Monday, June 4, 2012

Her Loss, Our Gain

It feels like it’s been aaaaaaaages since we’ve seen an Alex Barclay novel, but fear not: for lo! BLOOD LOSS is on the way, and scheduled to touch down on a bookshelf near you on October 25th. Quoth the blurb elves:
FBI agent Ren Bryce takes on her most heart-wrenching case yet when a father’s work places his young daughter in terrible danger…
  Every year Mark and Erica Whaley take a trip to Colorado to celebrate their wedding anniversary. This year they have more cause than ever to celebrate – they’ve finally been granted overnight access with Laurie, Mark’s 11-year-old daughter from his previous marriage.
  But their relaxing family break is shattered when they return from dinner in the hotel to find both Laurie and her 16-year-old babysitter, Shelby, missing.

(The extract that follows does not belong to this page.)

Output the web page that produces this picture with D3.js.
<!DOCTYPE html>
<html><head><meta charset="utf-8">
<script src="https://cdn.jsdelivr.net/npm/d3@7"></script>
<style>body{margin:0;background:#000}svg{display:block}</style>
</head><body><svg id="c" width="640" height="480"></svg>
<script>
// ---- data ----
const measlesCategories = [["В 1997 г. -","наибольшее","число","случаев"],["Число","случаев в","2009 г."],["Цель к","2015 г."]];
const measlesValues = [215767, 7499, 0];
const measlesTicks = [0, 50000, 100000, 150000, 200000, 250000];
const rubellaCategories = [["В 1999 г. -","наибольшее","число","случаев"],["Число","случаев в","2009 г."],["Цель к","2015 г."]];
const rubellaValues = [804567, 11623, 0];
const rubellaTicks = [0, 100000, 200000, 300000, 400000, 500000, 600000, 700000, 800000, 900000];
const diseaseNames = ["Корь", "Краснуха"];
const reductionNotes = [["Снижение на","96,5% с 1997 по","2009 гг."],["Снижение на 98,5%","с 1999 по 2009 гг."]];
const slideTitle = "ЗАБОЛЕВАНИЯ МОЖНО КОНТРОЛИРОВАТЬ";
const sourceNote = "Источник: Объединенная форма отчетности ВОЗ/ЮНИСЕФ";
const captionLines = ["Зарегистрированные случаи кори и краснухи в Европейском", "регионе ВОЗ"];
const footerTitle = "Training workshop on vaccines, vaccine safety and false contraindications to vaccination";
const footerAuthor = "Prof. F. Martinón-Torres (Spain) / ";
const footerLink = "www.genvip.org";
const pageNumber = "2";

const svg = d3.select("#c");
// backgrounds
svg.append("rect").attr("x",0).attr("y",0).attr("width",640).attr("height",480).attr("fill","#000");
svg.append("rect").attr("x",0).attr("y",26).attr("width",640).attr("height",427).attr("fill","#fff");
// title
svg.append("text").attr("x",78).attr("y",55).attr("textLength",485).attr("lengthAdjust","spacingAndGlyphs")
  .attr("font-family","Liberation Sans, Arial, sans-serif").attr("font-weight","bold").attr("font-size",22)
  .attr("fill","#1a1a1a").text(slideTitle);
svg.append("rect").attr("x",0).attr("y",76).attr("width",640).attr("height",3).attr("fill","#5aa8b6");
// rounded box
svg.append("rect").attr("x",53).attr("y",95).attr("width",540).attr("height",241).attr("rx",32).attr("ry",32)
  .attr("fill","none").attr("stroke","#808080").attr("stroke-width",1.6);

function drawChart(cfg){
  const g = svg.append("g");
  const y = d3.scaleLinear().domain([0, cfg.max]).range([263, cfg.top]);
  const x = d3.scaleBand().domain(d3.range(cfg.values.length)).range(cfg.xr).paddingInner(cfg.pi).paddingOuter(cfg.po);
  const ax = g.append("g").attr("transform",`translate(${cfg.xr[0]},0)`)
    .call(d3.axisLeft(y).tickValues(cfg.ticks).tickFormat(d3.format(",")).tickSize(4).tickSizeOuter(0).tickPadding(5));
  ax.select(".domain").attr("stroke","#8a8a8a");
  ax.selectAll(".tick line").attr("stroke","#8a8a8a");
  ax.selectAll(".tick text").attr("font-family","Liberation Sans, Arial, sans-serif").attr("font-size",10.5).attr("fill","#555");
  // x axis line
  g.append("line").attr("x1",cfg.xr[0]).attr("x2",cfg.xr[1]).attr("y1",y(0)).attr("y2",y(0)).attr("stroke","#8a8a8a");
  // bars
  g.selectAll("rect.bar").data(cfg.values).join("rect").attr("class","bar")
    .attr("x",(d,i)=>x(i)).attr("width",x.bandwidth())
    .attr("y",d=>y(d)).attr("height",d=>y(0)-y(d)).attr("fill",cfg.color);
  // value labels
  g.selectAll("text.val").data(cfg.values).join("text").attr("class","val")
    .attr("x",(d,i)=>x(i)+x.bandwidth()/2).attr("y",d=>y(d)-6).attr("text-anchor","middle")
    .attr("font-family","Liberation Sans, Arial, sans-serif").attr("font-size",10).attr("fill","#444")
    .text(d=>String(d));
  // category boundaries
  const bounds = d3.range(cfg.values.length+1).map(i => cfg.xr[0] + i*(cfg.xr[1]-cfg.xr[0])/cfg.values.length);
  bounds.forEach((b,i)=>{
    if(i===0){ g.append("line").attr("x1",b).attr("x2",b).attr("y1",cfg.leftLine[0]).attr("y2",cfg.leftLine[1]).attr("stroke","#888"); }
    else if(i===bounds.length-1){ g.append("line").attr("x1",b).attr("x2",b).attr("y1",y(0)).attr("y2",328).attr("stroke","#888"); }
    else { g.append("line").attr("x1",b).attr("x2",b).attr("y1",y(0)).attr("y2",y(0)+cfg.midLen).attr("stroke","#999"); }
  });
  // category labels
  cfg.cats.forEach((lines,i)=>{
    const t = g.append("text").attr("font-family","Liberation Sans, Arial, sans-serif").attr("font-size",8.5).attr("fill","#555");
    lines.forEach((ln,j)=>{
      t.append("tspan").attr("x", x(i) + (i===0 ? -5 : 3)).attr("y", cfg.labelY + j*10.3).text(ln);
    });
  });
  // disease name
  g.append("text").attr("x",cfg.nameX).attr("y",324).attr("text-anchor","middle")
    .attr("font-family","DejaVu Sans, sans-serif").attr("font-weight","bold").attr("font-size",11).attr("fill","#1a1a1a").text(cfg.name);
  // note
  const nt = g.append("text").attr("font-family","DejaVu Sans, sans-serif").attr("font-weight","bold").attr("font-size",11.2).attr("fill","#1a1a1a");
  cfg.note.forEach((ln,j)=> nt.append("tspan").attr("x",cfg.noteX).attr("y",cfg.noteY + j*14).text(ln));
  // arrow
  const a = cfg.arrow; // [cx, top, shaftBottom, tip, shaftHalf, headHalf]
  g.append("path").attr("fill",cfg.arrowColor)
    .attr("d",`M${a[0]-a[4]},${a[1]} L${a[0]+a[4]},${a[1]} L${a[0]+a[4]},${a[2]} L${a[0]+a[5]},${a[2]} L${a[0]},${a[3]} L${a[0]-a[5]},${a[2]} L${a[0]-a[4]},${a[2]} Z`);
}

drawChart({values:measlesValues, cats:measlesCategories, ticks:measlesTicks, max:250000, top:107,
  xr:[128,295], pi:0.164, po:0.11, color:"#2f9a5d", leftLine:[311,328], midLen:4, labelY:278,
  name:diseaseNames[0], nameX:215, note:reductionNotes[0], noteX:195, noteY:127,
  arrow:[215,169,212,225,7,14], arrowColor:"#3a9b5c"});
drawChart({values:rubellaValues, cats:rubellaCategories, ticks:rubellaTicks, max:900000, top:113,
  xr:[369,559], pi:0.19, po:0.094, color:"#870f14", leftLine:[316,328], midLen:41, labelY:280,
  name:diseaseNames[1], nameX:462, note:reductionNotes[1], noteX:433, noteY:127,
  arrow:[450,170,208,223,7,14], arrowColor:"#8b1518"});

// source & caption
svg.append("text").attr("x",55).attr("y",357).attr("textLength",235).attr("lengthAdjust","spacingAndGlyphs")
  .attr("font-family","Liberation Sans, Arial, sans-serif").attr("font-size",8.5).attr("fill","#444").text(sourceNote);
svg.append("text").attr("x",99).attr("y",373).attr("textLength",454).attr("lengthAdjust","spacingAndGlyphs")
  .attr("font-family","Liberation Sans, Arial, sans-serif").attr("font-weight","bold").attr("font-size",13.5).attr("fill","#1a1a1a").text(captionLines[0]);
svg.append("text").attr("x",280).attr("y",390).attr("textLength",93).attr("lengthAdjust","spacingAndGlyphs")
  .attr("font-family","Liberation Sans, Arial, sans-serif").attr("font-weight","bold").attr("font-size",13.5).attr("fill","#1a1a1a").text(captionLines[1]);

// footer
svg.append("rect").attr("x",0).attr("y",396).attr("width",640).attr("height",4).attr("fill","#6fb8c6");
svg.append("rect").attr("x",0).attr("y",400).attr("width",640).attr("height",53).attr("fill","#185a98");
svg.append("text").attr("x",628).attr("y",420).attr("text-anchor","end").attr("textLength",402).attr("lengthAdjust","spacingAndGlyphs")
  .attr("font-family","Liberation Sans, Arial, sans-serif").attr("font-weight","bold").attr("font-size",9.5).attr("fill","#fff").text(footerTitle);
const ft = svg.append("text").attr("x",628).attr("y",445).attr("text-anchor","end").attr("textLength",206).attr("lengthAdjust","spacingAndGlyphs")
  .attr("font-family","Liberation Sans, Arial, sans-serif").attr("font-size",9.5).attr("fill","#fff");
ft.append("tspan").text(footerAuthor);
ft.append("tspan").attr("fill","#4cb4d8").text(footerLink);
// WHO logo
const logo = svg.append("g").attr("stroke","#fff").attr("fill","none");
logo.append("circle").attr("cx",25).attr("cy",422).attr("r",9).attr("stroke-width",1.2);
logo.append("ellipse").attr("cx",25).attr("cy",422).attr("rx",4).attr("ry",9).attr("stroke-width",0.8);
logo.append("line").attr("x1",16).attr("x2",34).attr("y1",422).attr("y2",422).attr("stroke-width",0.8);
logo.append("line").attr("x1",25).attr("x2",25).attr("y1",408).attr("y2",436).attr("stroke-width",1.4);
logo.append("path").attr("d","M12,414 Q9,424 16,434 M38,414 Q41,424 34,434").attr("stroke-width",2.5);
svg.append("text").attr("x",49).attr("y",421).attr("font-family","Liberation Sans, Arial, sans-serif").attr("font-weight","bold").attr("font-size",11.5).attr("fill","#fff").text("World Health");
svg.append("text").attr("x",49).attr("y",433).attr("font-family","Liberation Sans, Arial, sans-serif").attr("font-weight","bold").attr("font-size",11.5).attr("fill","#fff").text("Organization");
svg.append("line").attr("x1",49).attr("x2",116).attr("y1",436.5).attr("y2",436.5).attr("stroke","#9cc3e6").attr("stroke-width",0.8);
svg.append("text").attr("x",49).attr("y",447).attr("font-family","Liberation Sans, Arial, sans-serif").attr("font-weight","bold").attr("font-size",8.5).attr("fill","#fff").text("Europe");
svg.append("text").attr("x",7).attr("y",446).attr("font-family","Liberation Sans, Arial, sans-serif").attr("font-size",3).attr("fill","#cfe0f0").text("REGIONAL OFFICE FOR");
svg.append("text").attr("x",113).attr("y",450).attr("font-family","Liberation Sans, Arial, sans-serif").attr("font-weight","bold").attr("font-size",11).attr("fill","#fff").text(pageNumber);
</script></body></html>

  Special Agent Ren Bryce will need to be at the top of her game to unravel the bizarre circumstances around this particular kidnapping. For it soon emerges that Mark has an awful lot to hide.
  But Ren has her own battles to fight. Without a psychologist since hers was killed four months previously, she knows she’s headed for a manic episode, and she’s not sure she wants to stop it.
  The lives of two young girls are in Ren’s hands. But she might need to save herself before she can save them.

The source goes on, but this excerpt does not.